To date, I don’t think I’ve been to North Carolina. Heading to a historic stadium for a game of catch is the perfect opportunity. Chris is the genius behind the Twitter account The Skimmers (@TheSkimmers), which he started in 2011 as a way to share his love of vintage baseball.
“I have played music for most of my life and originally The Skimmers was the name of a band I was in with some friends. I thought the name kind of fit because of how you skim though Twitter. I bought a Charles Conlon book that got me hooked on these early baseball players and their history, the rich history of baseball. After a couple of years, I learned there were a bunch of us who loved this old stuff and I have developed some great friendships from Twitter.”

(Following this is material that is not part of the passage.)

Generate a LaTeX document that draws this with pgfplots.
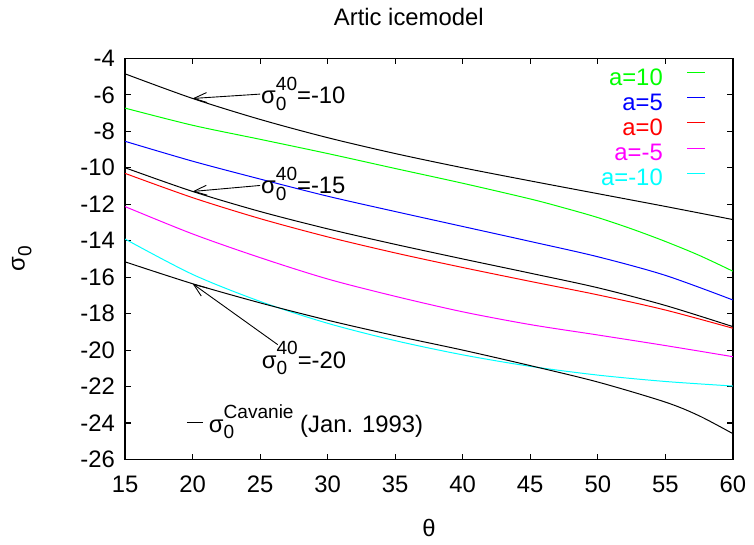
\documentclass[border=0pt]{standalone}
\usepackage{fontspec}
\setmainfont{Liberation Sans}
\usepackage{pgfplots}
\pgfplotsset{compat=1.18}
\usetikzlibrary{arrows.meta,calc}

\definecolor{gpgreen}{rgb}{0,1,0}
\definecolor{gpblue}{rgb}{0,0,1}
\definecolor{gpred}{rgb}{1,0,0}
\definecolor{gpmagenta}{rgb}{1,0,1}
\definecolor{gpcyan}{rgb}{0,1,1}

\newcommand{\SupSub}[2]{%
  \setbox0\hbox{\raisebox{6.65bp}{\fontsize{9.6bp}{10bp}\selectfont #1}}%
  \setbox2\hbox{\raisebox{-3.35bp}{\fontsize{9.6bp}{10bp}\selectfont #2}}%
  \ifdim\wd0>\wd2 \rlap{\box2}\box0 \else \rlap{\box0}\box2 \fi}

\begin{document}
\fontsize{12bp}{14bp}\selectfont
\begin{tikzpicture}
\begin{axis}[
  scale only axis, width=306bp, height=202bp,
  xmin=15, xmax=60, ymin=-26, ymax=-4,
  xtick={15,20,...,60}, ytick={-26,-24,...,-4},
  tick align=inside, major tick length=3bp,
  axis line style={line width=0.8bp},
  tick style={line width=0.6bp, black},
  /pgf/number format/assume math mode=true,
  xticklabel style={yshift=-4bp},
  yticklabel style={xshift=-1bp},
  title={Artic icemodel},
  title style={at={(axis description cs:0.4668,1.0743)}, anchor=center},
  xlabel={θ},
  every axis x label/.style={at={(axis description cs:0.5,-0.171)}, anchor=center},
  ylabel={σ\raisebox{-3.35bp}{\fontsize{9.6bp}{10bp}\selectfont 0}},
  every axis y label/.style={at={(axis description cs:-0.17,0.5)}, anchor=center, rotate=90},
  every axis plot/.append style={line width=0.5bp},
  legend style={draw=none, fill=none, at={(0.955,0.9757)}, anchor=north east,
    inner sep=0pt, outer sep=0pt, row sep=0pt, column sep=8bp,
    nodes={inner sep=0pt, text height=8.6bp, text depth=4.05bp}},
  legend plot pos=right, legend cell align=right,
  legend image code/.code={\path (0bp,4bp); \draw[#1] (4bp,4bp) -- (13bp,4bp);},
]
% a=10
\addplot[gpgreen, smooth] coordinates {(15,-6.73) (20,-7.67) (25,-8.44) (30,-9.22) (35,-10.04) (40,-10.85) (45,-11.71) (47.5,-12.2) (50,-12.73) (52.5,-13.35) (55,-14.04) (57.5,-14.8) (60,-15.67)};
\addlegendentry{\textcolor{gpgreen}{a=10}}
% a=5
\addplot[gpblue, smooth] coordinates {(15,-8.55) (20,-9.64) (25,-10.62) (30,-11.56) (35,-12.4) (40,-13.22) (45,-14.04) (50,-14.88) (55,-15.9) (60,-17.25)};
\addlegendentry{\textcolor{gpblue}{a=5}}
% a=0
\addplot[gpred, smooth] coordinates {(15,-10.31) (20,-11.64) (25,-12.79) (30,-13.79) (35,-14.67) (40,-15.47) (45,-16.23) (50,-16.97) (55,-17.8) (60,-18.8)};
\addlegendentry{\textcolor{gpred}{a=0}}
% a=-5
\addplot[gpmagenta, smooth] coordinates {(15,-12.13) (20,-13.63) (25,-14.93) (30,-16.1) (35,-17.05) (40,-17.9) (45,-18.6) (50,-19.17) (55,-19.75) (60,-20.36)};
\addlegendentry{\textcolor{gpmagenta}{a=-5}}
% a=-10
\addplot[gpcyan, smooth] coordinates {(15,-13.91) (20,-15.85) (25,-17.33) (30,-18.53) (35,-19.48) (40,-20.26) (45,-20.89) (50,-21.37) (55,-21.72) (60,-21.97)};
\addlegendentry{\textcolor{gpcyan}{a=-10}}
% Cavanie sigma40 = -10, -15, -20
\addplot[black, smooth, forget plot] coordinates {(15,-4.85) (20,-6.2) (25,-7.35) (30,-8.35) (35,-9.22) (40,-10.0) (45,-10.72) (50,-11.42) (55,-12.12) (60,-12.84)};
\addplot[black, smooth, forget plot] coordinates {(15,-10.0) (20,-11.3) (25,-12.4) (30,-13.35) (35,-14.2) (40,-15.0) (45,-15.78) (50,-16.58) (55,-17.55) (60,-18.71)};
\addplot[black, smooth, forget plot] coordinates {(15,-15.16) (20,-16.36) (25,-17.41) (30,-18.36) (35,-19.21) (40,-20.0) (45,-20.85) (50,-21.75) (55,-22.85) (57.5,-23.6) (60,-24.58)};

\draw[-{Straight Barb[length=6.5bp,width=5bp]}, line width=0.45bp] (axis cs:25.0,-5.96) -- (axis cs:20,-6.2);
\draw[-{Straight Barb[length=6.5bp,width=5bp]}, line width=0.45bp] (axis cs:25.0,-10.97) -- (axis cs:20,-11.3);
\draw[-{Straight Barb[length=6.5bp,width=5bp]}, line width=0.45bp] (axis cs:26.3,-19.7) -- (axis cs:20,-16.36);

\node[anchor=base west, inner sep=0pt] at (axis cs:25.05,-6.47) {σ\SupSub{40}{0}=-10};
\node[anchor=base west, inner sep=0pt] at (axis cs:25.05,-11.41) {σ\SupSub{40}{0}=-15};
\node[anchor=base west, inner sep=0pt] at (axis cs:25.1,-20.99) {σ\SupSub{40}{0}=-20};
\node[anchor=base west, inner sep=0pt] at (axis cs:19.54,-24.5) {\rule[4.65bp]{8.3bp}{0.5bp}\hspace{2.85bp}σ\SupSub{Cavanie}{0} (Jan. 1993)};
\end{axis}
\path ($(current axis.south west)+(-63bp,-41.5bp)$) rectangle ($(current axis.north east)+(8bp,21.5bp)$);
\end{tikzpicture}
\end{document}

Vintage baseball. Old stadium. And I couldn’t help but laugh when I saw Chris wearing a 1910s sun-collar wool baseball uniform, complete with tall socks. I was glad that I wore the same white wool, tall red socks uniform that I wore when filming The First Boys of Spring, reenacting a 1913 Spring Training game between the World Champion Boston Red Sox and Pittsburgh Pirates.
Game recognizes game.
And then I saw his glove.
“My Glove is a 1940’s Nokona Joff Cross model G-33. This is the glove that got me hooked on vintage baseball equipment. I love the look, the feel, and the quality that a made in the USA glove has. I got this glove from an auction and it came with a service tag. After a year of catch the leather stitching started to dry out and break. I reached out to the person on the tag to see if they could fix and re-lace it. Needless to say, that was Mr. Fred Lowman who emailed me back that he has been out of that business for a while, but he said send it any way. I received the glove back in game ready condition. He also included the tool I would need to re-lace it in the future and some Lanolin to keep it conditioned. I later found out it he was Brett Lowman’s dad who sells all kinds of vintage goodness This was my gateway glove as I now have some from the 1910’s all the way to the 1940’s.”

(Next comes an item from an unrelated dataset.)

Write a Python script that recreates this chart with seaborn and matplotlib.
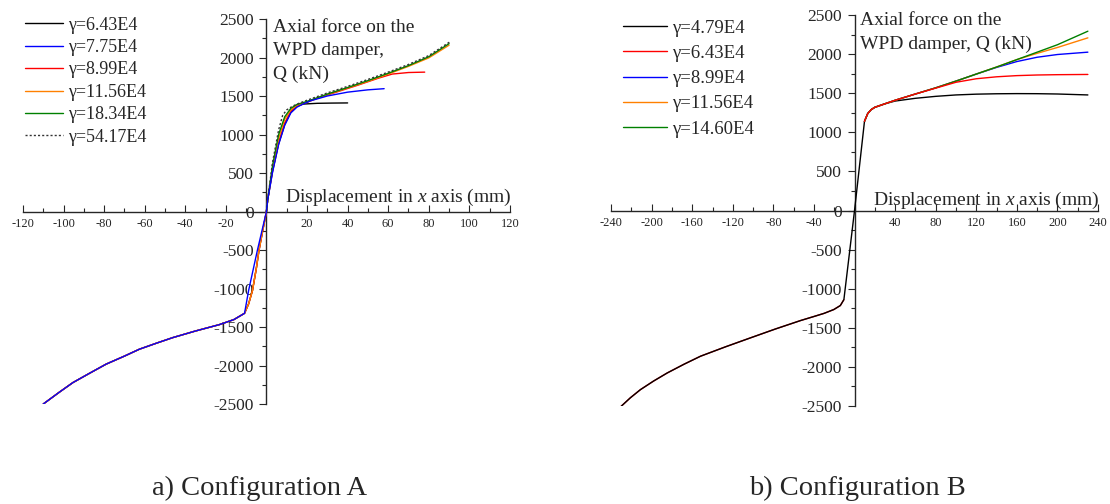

Brett (@playokantiques on Twitter)! He gave me my glove as part of Catch 365 to use when I went to the Field of Dreams movie site. Crazy small world! Good thing my old Wilson glove is in my baseball backpack.
These are the perfect uniforms and the perfect gloves for this stadium.
Chris ran out toward second base and I stationed myself at first, warming up with grounders. We swapped stories of continuing to play ball as adults, comparing the Grip ‘N’ Rip League of southwest Missouri to North Carolina’s Triad Adult Baseball League.
“As a kid I dreamed of being a 3rd baseman but realized it takes a bit more to make a good throw from that corner, so I moved to 2nd base. I still play baseball in a local all wooden bat adult league at 2nd baseman and right field. 2019 season and playoff champs!”
His knuckleball puts mine to shame — “Two years ago, I jammed my middle finger and that really affected the knuckler, but I have rehabbed it back!” — and I loved his earliest baseball memory.
“Most of my love for baseball comes from my mom and grandmother. Each summer my mom’s work would take a bus trip to Fulton County Stadium in Atlanta to see the Braves. The Braves didn’t have much other than Dale Murphy, so we really went to see the visiting teams. My grandmother was a Chicago Cubs fan, so I heard Harry Carey’s voice in the background of my childhood.”
Chris asked if he could invite a friend to today’s catch, and I was happy to oblige.
But when Rube Waddell walked into the stadium, I was speechless. Waddell is a Hall of Fame southpaw whose career spanned 13 years. His last game was as a member of the St. Louis Browns in 1910. The off-season alligator wrestler entertained us with his stories of the origin of Bark at the Park days (Waddell LOVES puppies!), his days as a vaudeville actor, and the time he picked up a boiling stove and carried it outside a department store, saving dozens of lives.
Waddell spotted something shiny in the stands and quickly ran off the field. He was never seen nor heard from again. Before parting ways — I have to mow before the next round of rain — Chris and I exchanged gifts. I gave him a copy of America at the Seams, hoping he’d be entertained by the stories and art, as well as the remainder of the box of donuts. He presented me with a Catch 365 watercolor.**
I walked back through the wormhole thoroughly satisfied after another game of quarantine catch.